Plastics are materials that consist of single styrene molecules bonded together to form long chains, so-called “polymers”. They are produced in chemical reactors. Because of their properties, these plastics can be extruded, moulded, or pressed into various objects. One of the most commonly used plastics is polystyrene, which is economical and lightweight. Polystyrene is made by the controlled linking of single styrene molecules. Nanoscale polystyrene particles can be synthesized in the laboratory. They are called primary polystyrene nanoparticles. Nanoscale polystyrene particles produced from polystyrene waste through degradation and abrasion, on the other hand, are called secondary polystyrene nanoparticles.
How can I come into contact with this material?
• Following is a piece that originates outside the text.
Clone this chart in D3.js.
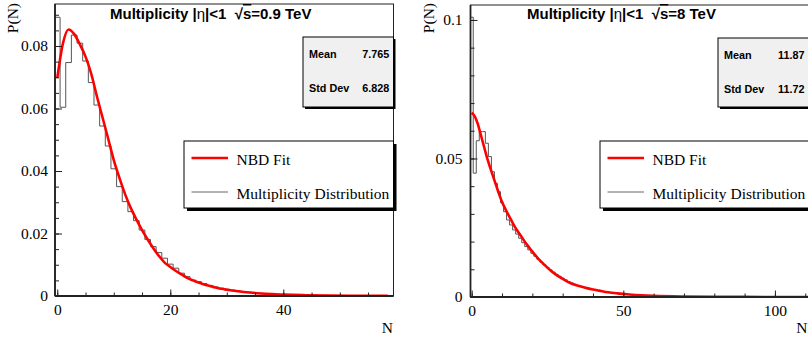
<html>
<head>
<meta charset="utf-8">
<title>Multiplicity distributions</title>
<script src="https://d3js.org/d3.v7.min.js"></script>
<style>
  body { margin: 0; background: #fff; }
  .tick text { font-family: "Liberation Serif", "Times New Roman", serif; font-size: 15.5px; fill: #000; }
  .ttl { font-family: "Liberation Sans", Arial, sans-serif; font-weight: bold; font-size: 15px; white-space: pre; }
  .stat { font-family: "Liberation Sans", Arial, sans-serif; font-weight: bold; font-size: 10.8px; }
  .lab { font-family: "Liberation Serif", "Times New Roman", serif; font-size: 15.5px; }
</style>
</head>
<body>
<svg id="chart" width="808" height="337"></svg>
<script>
// ---- data ----
// 0.9 TeV : histogram, one value per unit bin starting at N=0
var histLow = [0.0892, 0.0604, 0.0747, 0.0835, 0.0809, 0.0752, 0.0683, 0.0611, 0.0544, 0.0480,
  0.0407, 0.0350, 0.0302, 0.0270, 0.0241, 0.0211, 0.0181, 0.0158, 0.0139, 0.0121,
  0.0102, 0.0089, 0.0073, 0.0062, 0.0051, 0.0046, 0.0040, 0.0034, 0.0029, 0.0025,
  0.0022, 0.0019, 0.0016, 0.0014, 0.0012, 0.0010, 0.00088, 0.00075, 0.00064, 0.00055,
  0.00047, 0.00040, 0.00034, 0.00029, 0.00025, 0.00021, 0.00018, 0.00015, 0.00013, 0.00011,
  0.00009, 0.00008, 0.00006, 0.00005, 0.00004, 0.00004, 0.00003, 0.00002, 0.00002];
// 0.9 TeV : NBD fit
var fitLowN = [0, 1, 2, 3, 4, 5, 6, 7, 8, 9, 10, 11, 12, 13, 14, 15, 16, 17, 18, 19, 20,
  21, 22, 23, 24, 25, 26, 27, 28, 29, 30, 32, 34, 36, 38, 40, 44, 48, 52, 56, 58.5];
var fitLowP = [0.0697, 0.0808, 0.0853, 0.0838, 0.0805, 0.0766, 0.0712, 0.0640, 0.0572, 0.0504, 0.0435,
  0.0378, 0.0326, 0.0282, 0.0245, 0.0211, 0.0181, 0.0153, 0.0128, 0.0107, 0.0093,
  0.0080, 0.0069, 0.0058, 0.0050, 0.0043, 0.0037, 0.0032, 0.0027, 0.0023, 0.0020,
  0.0015, 0.0011, 0.0008, 0.0006, 0.00045, 0.00025, 0.00014, 0.00008, 0.00005, 0.00003];

// 8 TeV : histogram
var histHigh = [0.101, 0.0447, 0.0564, 0.0597, 0.0597, 0.0555, 0.0507, 0.0452, 0.0410, 0.0380,
  0.0340, 0.0308, 0.0278, 0.0260, 0.0242, 0.0227, 0.0212, 0.0196, 0.0182, 0.0170,
  0.0158, 0.0147, 0.0136, 0.0126, 0.0116, 0.0107, 0.0098, 0.0090, 0.0082, 0.0075,
  0.0068, 0.0062, 0.0056, 0.0051, 0.0046, 0.0042, 0.0038, 0.0035, 0.0032, 0.0029,
  0.0027, 0.0025, 0.0023, 0.0021, 0.0019, 0.0017, 0.0016, 0.0014, 0.0013, 0.0012,
  0.0011, 0.0010, 0.0009, 0.0008, 0.00075, 0.0007, 0.00063, 0.00057, 0.00052, 0.00047,
  0.00042, 0.00038, 0.00034, 0.00031, 0.00028, 0.00025];
// 8 TeV : NBD fit
var fitHighN = [0, 1, 2, 3, 4, 5, 6, 7, 8, 9, 10, 11, 12, 13, 14, 15, 16, 17, 18, 19, 20,
  22, 24, 26, 28, 30, 32, 34, 36, 38, 40, 42, 45, 48, 52, 56, 60, 70, 80, 90, 100, 112];
var fitHighP = [0.0665, 0.0652, 0.0625, 0.0585, 0.0545, 0.0505, 0.0470, 0.0437, 0.0405, 0.0372, 0.0343,
  0.0320, 0.0298, 0.0278, 0.0258, 0.0240, 0.0224, 0.0208, 0.0192, 0.0178, 0.0164,
  0.0138, 0.0116, 0.0096, 0.0079, 0.0065, 0.0053, 0.0044, 0.0038, 0.0032, 0.0027,
  0.0023, 0.0017, 0.0013, 0.0009, 0.0006, 0.0004, 0.00015, 0.00006, 0.00003, 0.00001, 0.0];

// ticks
var lowXTicks = [0, 20, 40];
var lowYTicks = [0, 0.02, 0.04, 0.06, 0.08];
var lowYLabels = ["0", "0.02", "0.04", "0.06", "0.08"];
var highXTicks = [0, 50, 100];
var highYTicks = [0, 0.05, 0.1];
var highYLabels = ["0", "0.05", "0.1"];

// stats
var statsLow = ["7.765", "6.828"];
var statsHigh = ["11.87", "11.72"];

var svg = d3.select("#chart");

function drawPanel(p) {
  var g = svg.append("g");
  var x = d3.scaleLinear().domain(p.xDomain).range([p.left, p.right]);
  var y = d3.scaleLinear().domain(p.yDomain).range([p.bottom, p.top]);

  var clipId = "clip" + p.id;
  svg.append("clipPath").attr("id", clipId)
    .append("rect").attr("x", p.left).attr("y", p.top)
    .attr("width", p.right - p.left).attr("height", p.bottom - p.top);

  // frame
  g.append("rect")
    .attr("x", p.left).attr("y", p.top)
    .attr("width", p.right - p.left).attr("height", p.bottom - p.top)
    .attr("fill", "none").attr("stroke", "#222").attr("stroke-width", 1);

  // histogram as steps
  var pts = [[p.xDomain[0], 0]];
  p.hist.forEach(function(v, i) { pts.push([i - 0.5, v]); });
  pts.push([p.hist.length - 0.5, p.hist[p.hist.length - 1]]);
  var histLine = d3.line()
    .x(function(d) { return x(Math.max(d[0], p.xDomain[0])); })
    .y(function(d) { return y(d[1]); })
    .curve(d3.curveStepAfter);
  g.append("path")
    .datum(pts)
    .attr("clip-path", "url(#" + clipId + ")")
    .attr("fill", "none").attr("stroke", "#555").attr("stroke-width", 1)
    .attr("d", histLine);

  // fit curve
  var fit = p.fitN.map(function(n, i) { return [n, p.fitP[i]]; });
  g.append("path")
    .datum(fit)
    .attr("clip-path", "url(#" + clipId + ")")
    .attr("fill", "none").attr("stroke", "#ff0000").attr("stroke-width", 2.6)
    .attr("d", d3.line()
      .x(function(d) { return x(d[0]); })
      .y(function(d) { return y(d[1]); })
      .curve(d3.curveMonotoneX));

  // axes, ticks inward
  var xMinor = d3.range(0, p.xDomain[1], p.xMinorStep);
  var yMinor = d3.range(0, p.yDomain[1], p.yMinorStep);
  g.append("g").attr("transform", "translate(0," + p.bottom + ")")
    .call(d3.axisBottom(x).tickValues(xMinor).tickSize(-3.5).tickFormat(""));
  g.append("g").attr("transform", "translate(0," + p.bottom + ")")
    .call(d3.axisBottom(x).tickValues(p.xTicks).tickSize(-6.5).tickPadding(8).tickFormat(d3.format("d")));
  g.append("g").attr("transform", "translate(" + p.left + ",0)")
    .call(d3.axisLeft(y).tickValues(yMinor).tickSize(-4).tickFormat(""));
  g.append("g").attr("transform", "translate(" + p.left + ",0)")
    .call(d3.axisLeft(y).tickValues(p.yTicks).tickSize(-7).tickPadding(p.yPad)
      .tickFormat(function(d, i) { return p.yLabels[i]; }));
  g.selectAll(".domain").remove();
  g.selectAll(".tick line").attr("stroke", "#222");

  g.append("line").attr("x1", p.left).attr("x2", p.right)
    .attr("y1", p.bottom).attr("y2", p.bottom).attr("stroke", "#222").attr("stroke-width", 1.8);
  g.append("line").attr("x1", p.left).attr("x2", p.left)
    .attr("y1", p.top).attr("y2", p.bottom).attr("stroke", "#222").attr("stroke-width", 1.8);

  // axis titles
  g.append("text").attr("class", "lab")
    .attr("transform", "translate(" + p.yTitleX + ",3) rotate(-90)")
    .attr("text-anchor", "end").text("P(N)");
  g.append("text").attr("class", "lab")
    .attr("x", p.nX).attr("y", 332.5).attr("text-anchor", "end").text("N");

  // title
  var t = g.append("text").attr("class", "ttl").attr("x", p.titleX).attr("y", 19);
  t.append("tspan").text("Multiplicity |");
  t.append("tspan").attr("font-weight", "normal").text("η");
  t.append("tspan").text("|<1  \u221A");
  t.append("tspan").attr("text-decoration", "overline").text("s");
  t.append("tspan").text("=" + p.energy + " TeV");

  // stats box
  var sb = p.stats;
  g.append("rect").attr("x", sb.x + 2).attr("y", sb.y + 2).attr("width", sb.w).attr("height", sb.h).attr("fill", "#000");
  g.append("rect").attr("x", sb.x).attr("y", sb.y).attr("width", sb.w).attr("height", sb.h)
    .attr("fill", "#f0f0f0").attr("stroke", "#000").attr("stroke-width", 1);
  ["Mean", "Std Dev"].forEach(function(name, i) {
    var yy = sb.y + 21 + i * 34;
    g.append("text").attr("class", "stat").attr("x", sb.x + 6).attr("y", yy).text(name);
    g.append("text").attr("class", "stat").attr("x", sb.vx).attr("y", yy)
      .attr("text-anchor", "end").text(p.statVals[i]);
  });

  // legend
  var lg = p.legend;
  g.append("rect").attr("x", lg.x + 3).attr("y", lg.y + 3).attr("width", lg.w).attr("height", lg.h).attr("fill", "#000");
  g.append("rect").attr("x", lg.x).attr("y", lg.y).attr("width", lg.w).attr("height", lg.h)
    .attr("fill", "#fff").attr("stroke", "#000").attr("stroke-width", 1);
  g.append("line").attr("x1", lg.x + 7.5).attr("x2", lg.x + 44)
    .attr("y1", lg.y + 17).attr("y2", lg.y + 17).attr("stroke", "#ff0000").attr("stroke-width", 2.6);
  g.append("line").attr("x1", lg.x + 7.5).attr("x2", lg.x + 44)
    .attr("y1", lg.y + 51).attr("y2", lg.y + 51).attr("stroke", "#666").attr("stroke-width", 1);
  g.append("text").attr("class", "lab").attr("x", lg.x + 52.5).attr("y", lg.y + 23.5).text("NBD Fit");
  g.append("text").attr("class", "lab").attr("x", lg.x + 52.5).attr("y", lg.y + 58).text("Multiplicity Distribution");
}

drawPanel({
  id: "low", left: 55, right: 393.5, top: 4, bottom: 296,
  xDomain: [-0.4, 59.5], yDomain: [0, 0.09344],
  hist: histLow, fitN: fitLowN, fitP: fitLowP,
  xTicks: lowXTicks, yTicks: lowYTicks, yLabels: lowYLabels,
  xMinorStep: 5, yMinorStep: 0.005, yPad: 7,
  yTitleX: 17.5, titleX: 110, energy: "0.9", nX: 393,
  stats: { x: 303, y: 37, w: 90.5, h: 70, vx: 389.3 }, statVals: statsLow,
  legend: { x: 184, y: 141, w: 209.5, h: 67 }
});

drawPanel({
  id: "high", left: 470.5, right: 811, top: 5, bottom: 297,
  xDomain: [-0.4, 111.9], yDomain: [0, 0.1054],
  hist: histHigh, fitN: fitHighN, fitP: fitHighP,
  xTicks: highXTicks, yTicks: highYTicks, yLabels: highYLabels,
  xMinorStep: 10, yMinorStep: 0.01, yPad: 8,
  yTitleX: 434, titleX: 527, energy: "8", nX: 807.5,
  stats: { x: 718, y: 38, w: 93, h: 69, vx: 804.5 }, statVals: statsHigh,
  legend: { x: 600, y: 141, w: 211, h: 67 }
});
</script>
</body>
</html>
Since polystyrene is used in large quantities in everyday objects such as such as yoghurt containers, plastic tableware or as packaging, it is found as waste in the environment. However, an assessment of how much polystyrene particles come into contact with humans has not yet been carried out. Research is currently being conducted on this topic (2021).
Is there any risk from this material to humans and the environment?
Pure polystyrene nanoparticles are considered to be non-toxic and of low concern to the organism. In research, they are mostly used as non-toxic reference or model particles for in vitro or in vivo studies.
Humans and the environment are in constant contact with polystyrene. In its meso or micro form, it is of particular concern for aquatic life, but polystyrene does not play a special role in human health. Research on this topic is currently being carried out.
By the way
Polystyrene products can be recognized by the imprint 6 in a triangular arrow frame and the abbreviation PS underneath.